Scholars working in Arabic can now download the entire corpus used by the KITAB team through Zenodo, an Open Science platform that supports Open Access.
Users will find in the corpus here: https://doi.org/10.5281/zenodo.3082464
Number of authors: 1,859.
Number of titles: 4,288, totaling 755,689,541 words.
Multiple versions of the same titles: 7,144, totaling 1,520,667,360 words.
The texts sit within the OpenITI corpus (the KITAB project is the major contributor of Arabic texts to the OpenITI). All major versions of the corpus, as well as analytical datasets generated from the corpus with different methods, will be published in the future on Zenodo as part our commitment to Open Access. For the release notes, including the structure of the data, see here.

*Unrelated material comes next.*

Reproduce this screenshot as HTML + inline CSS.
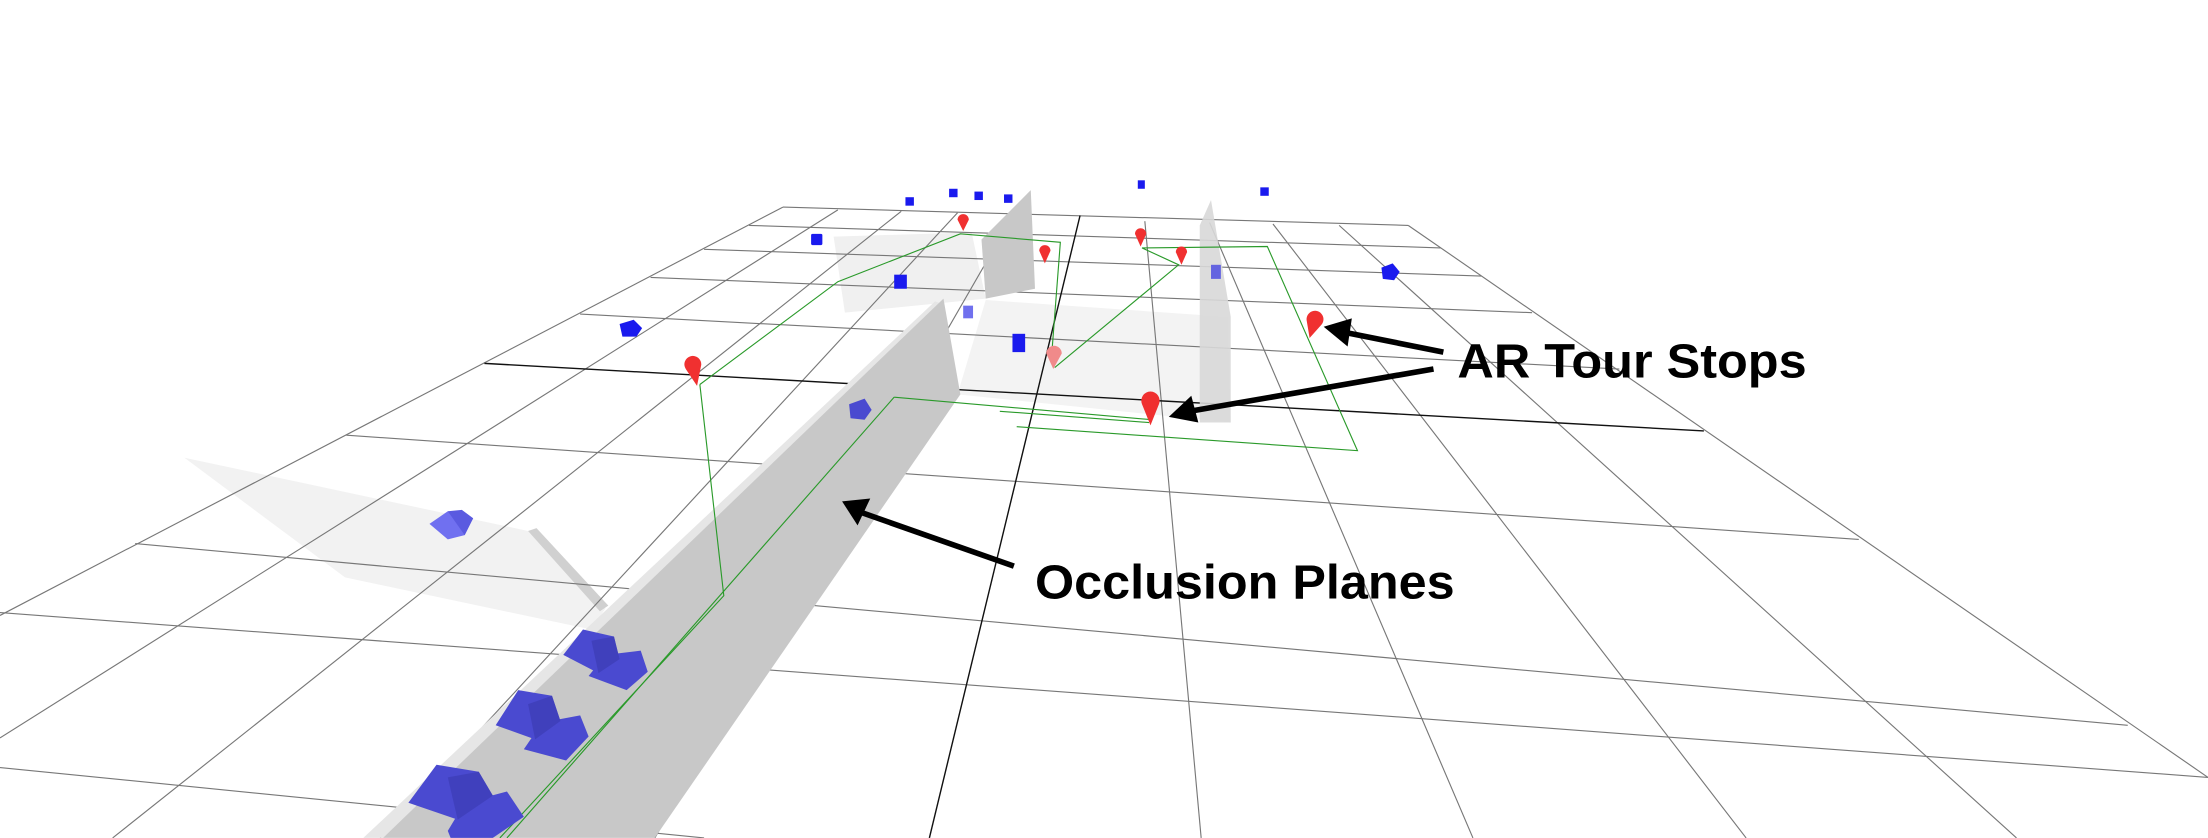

The goal of the OpenITI is to build a machine-actionable corpus of premodern texts in Islamicate languages to encourage computational analysis of the Islamicate written tradition. Most of the Arabic texts have been collected from open-access online collections of premodern and modern Arabic texts such as http://shamela.ws/ and http://shiaonlinelibrary.com/ .
If you are using the corpus, please cite in the following manner:
Maxim Romanov and Masoumeh Seydi. 2019. “OpenITI: A Machine-readable Corpus of Islamicate Texts”. Zenodo. doi:10.5281/zenodo.3082464.